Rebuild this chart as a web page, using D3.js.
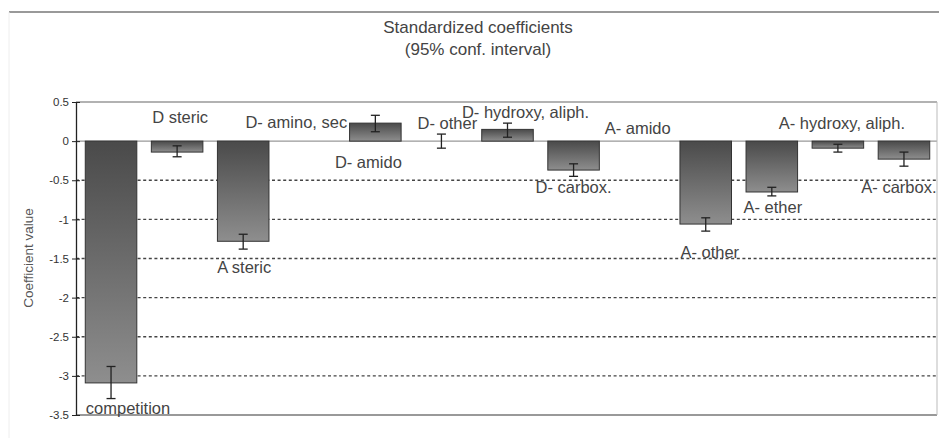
<!DOCTYPE html>
<html>
<head>
<meta charset="utf-8">
<script src="https://cdn.jsdelivr.net/npm/d3@7"></script>
<style>
  body { margin: 0; background: #fff; }
  svg { display: block; font-family: "Liberation Sans", Arial, sans-serif; }
</style>
</head>
<body>
<svg id="chart" width="939" height="438"></svg>
<script>
const categories = ['competition', 'D steric', 'A steric', 'D- amino, sec', 'D- amido', 'D- other',
  'D- hydroxy, aliph.', 'D- carbox.', 'A- amido', 'A- other', 'A- ether', 'A- hydroxy, aliph.', 'A- carbox.'];
const values = [-3.09, -0.14, -1.28, 0, 0.23, 0, 0.15, -0.37, 0, -1.06, -0.65, -0.09, -0.23];
const errLow = [-3.29, -0.20, -1.38, null, 0.12, -0.09, 0.05, -0.45, null, -1.15, -0.70, -0.14, -0.32];
const errHigh = [-2.88, -0.06, -1.19, null, 0.33, 0.09, 0.23, -0.29, null, -0.98, -0.59, -0.04, -0.14];
const yTicks = [0.5, 0, -0.5, -1, -1.5, -2, -2.5, -3, -3.5];
// where each data label sits (value level) and a small sideways nudge
const labelAt = [-3.41, 0.31, -1.61, 0.245, -0.27, 0.23, 0.37, -0.59, 0.17, -1.42, -0.85, 0.23, -0.59];
const labelShift = [17, 3, 1, -13, -7, 6, 18, 0, -2, 4, 1, 4, -5];

const svg = d3.select('#chart');
const plotL = 76, plotR = 937, plotT = 102, plotB = 415;

const x = d3.scaleBand().domain(categories).range([plotL + 2, plotR]).paddingInner(0.22).paddingOuter(0.11);
const y = d3.scaleLinear().domain([-3.5, 0.5]).range([plotB, plotT]);

const defs = svg.append('defs');
const grad = defs.append('linearGradient').attr('id', 'barFill')
  .attr('x1', 0).attr('y1', 0).attr('x2', 0).attr('y2', 1);
grad.append('stop').attr('offset', '0%').attr('stop-color', '#4a4a4a');
grad.append('stop').attr('offset', '100%').attr('stop-color', '#8e8e8e');

// frame line at the very top
svg.append('line').attr('x1', 9).attr('x2', 939).attr('y1', 12).attr('y2', 12)
  .attr('stroke', '#777').attr('stroke-width', 1.5);
svg.append('line').attr('x1', 9).attr('x2', 9).attr('y1', 12).attr('y2', 438)
  .attr('stroke', '#eee');

svg.append('text').attr('x', 478).attr('y', 33).attr('text-anchor', 'middle')
  .attr('font-size', 17).attr('fill', '#444').text('Standardized coefficients');
svg.append('text').attr('x', 478).attr('y', 55).attr('text-anchor', 'middle')
  .attr('font-size', 17).attr('fill', '#444').text('(95% conf. interval)');

// grid
const solid = d => d === 0.5 || d === 0 || d === -3.5;
svg.append('g').selectAll('line').data(yTicks).join('line')
  .attr('x1', plotL).attr('x2', plotR)
  .attr('y1', d => y(d)).attr('y2', d => y(d))
  .attr('stroke', d => solid(d) ? '#999' : '#444')
  .attr('stroke-width', d => d === -3.5 ? 2 : 1.3)
  .attr('stroke-dasharray', d => solid(d) ? null : '3,2.6');
svg.append('line').attr('x1', plotR).attr('x2', plotR).attr('y1', plotT).attr('y2', plotB)
  .attr('stroke', '#bbb');

// bars
svg.append('g').selectAll('rect').data(values).join('rect')
  .attr('x', (d, i) => x(categories[i]))
  .attr('width', x.bandwidth())
  .attr('y', d => y(Math.max(0, d)))
  .attr('height', d => Math.abs(y(d) - y(0)))
  .attr('fill', 'url(#barFill)')
  .attr('stroke', '#333').attr('stroke-width', 1)
  .attr('display', d => d === 0 ? 'none' : null);

// error bars
const errs = categories.map((c, i) => ({ c, lo: errLow[i], hi: errHigh[i] })).filter(d => d.lo !== null);
const eg = svg.append('g').attr('stroke', '#222').attr('stroke-width', 1.3);
const cx = d => x(d.c) + x.bandwidth() / 2;
eg.selectAll('.v').data(errs).join('line').attr('class', 'v')
  .attr('x1', cx).attr('x2', cx).attr('y1', d => y(d.lo)).attr('y2', d => y(d.hi));
eg.selectAll('.lo').data(errs).join('line').attr('class', 'lo')
  .attr('x1', d => cx(d) - 4.5).attr('x2', d => cx(d) + 4.5).attr('y1', d => y(d.lo)).attr('y2', d => y(d.lo));
eg.selectAll('.hi').data(errs).join('line').attr('class', 'hi')
  .attr('x1', d => cx(d) - 4.5).attr('x2', d => cx(d) + 4.5).attr('y1', d => y(d.hi)).attr('y2', d => y(d.hi));

// data labels
svg.append('g').selectAll('text').data(categories).join('text')
  .attr('x', (d, i) => x(d) + x.bandwidth() / 2 + labelShift[i])
  .attr('y', (d, i) => y(labelAt[i]))
  .attr('dy', '0.35em')
  .attr('text-anchor', 'middle')
  .attr('font-size', 16.5).attr('fill', '#444')
  .text(d => d);

// y axis (plain hyphen minus like the original)
const yAxis = svg.append('g').attr('transform', `translate(${plotL},0)`)
  .call(d3.axisLeft(y).tickValues(yTicks).tickFormat(d => String(d)).tickSizeInner(4).tickSizeOuter(0).tickPadding(5));
yAxis.select('.domain').attr('stroke', '#222').attr('stroke-width', 1.3);
yAxis.selectAll('.tick line').attr('x2', 4).attr('x1', -4).attr('stroke', '#222');
yAxis.selectAll('.tick text').attr('font-size', 11.5).attr('fill', '#333').attr('x', -7)
  .attr('font-family', '"Liberation Sans", Arial, sans-serif');

svg.append('text').attr('transform', 'translate(33,258) rotate(-90)')
  .attr('text-anchor', 'middle').attr('font-size', 13.5).attr('fill', '#555')
  .text('Coefficient value');
</script>
</body>
</html>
****************************************
## [EXERCISE DETAILS]
From the top of the listing above, repeat each line exactly until you reach the line containing "-2, 4, 1, 4, -5];", and repeat that one too. Leave the pictures out.

## [COMPLETE RESPONSE]
Rebuild this chart as a web page, using D3.js.
<!DOCTYPE html>
<html>
<head>
<meta charset="utf-8">
<script src="https://cdn.jsdelivr.net/npm/d3@7"></script>
<style>
  body { margin: 0; background: #fff; }
  svg { display: block; font-family: "Liberation Sans", Arial, sans-serif; }
</style>
</head>
<body>
<svg id="chart" width="939" height="438"></svg>
<script>
const categories = ['competition', 'D steric', 'A steric', 'D- amino, sec', 'D- amido', 'D- other',
  'D- hydroxy, aliph.', 'D- carbox.', 'A- amido', 'A- other', 'A- ether', 'A- hydroxy, aliph.', 'A- carbox.'];
const values = [-3.09, -0.14, -1.28, 0, 0.23, 0, 0.15, -0.37, 0, -1.06, -0.65, -0.09, -0.23];
const errLow = [-3.29, -0.20, -1.38, null, 0.12, -0.09, 0.05, -0.45, null, -1.15, -0.70, -0.14, -0.32];
const errHigh = [-2.88, -0.06, -1.19, null, 0.33, 0.09, 0.23, -0.29, null, -0.98, -0.59, -0.04, -0.14];
const yTicks = [0.5, 0, -0.5, -1, -1.5, -2, -2.5, -3, -3.5];
// where each data label sits (value level) and a small sideways nudge
const labelAt = [-3.41, 0.31, -1.61, 0.245, -0.27, 0.23, 0.37, -0.59, 0.17, -1.42, -0.85, 0.23, -0.59];
const labelShift = [17, 3, 1, -13, -7, 6, 18, 0, -2, 4, 1, 4, -5];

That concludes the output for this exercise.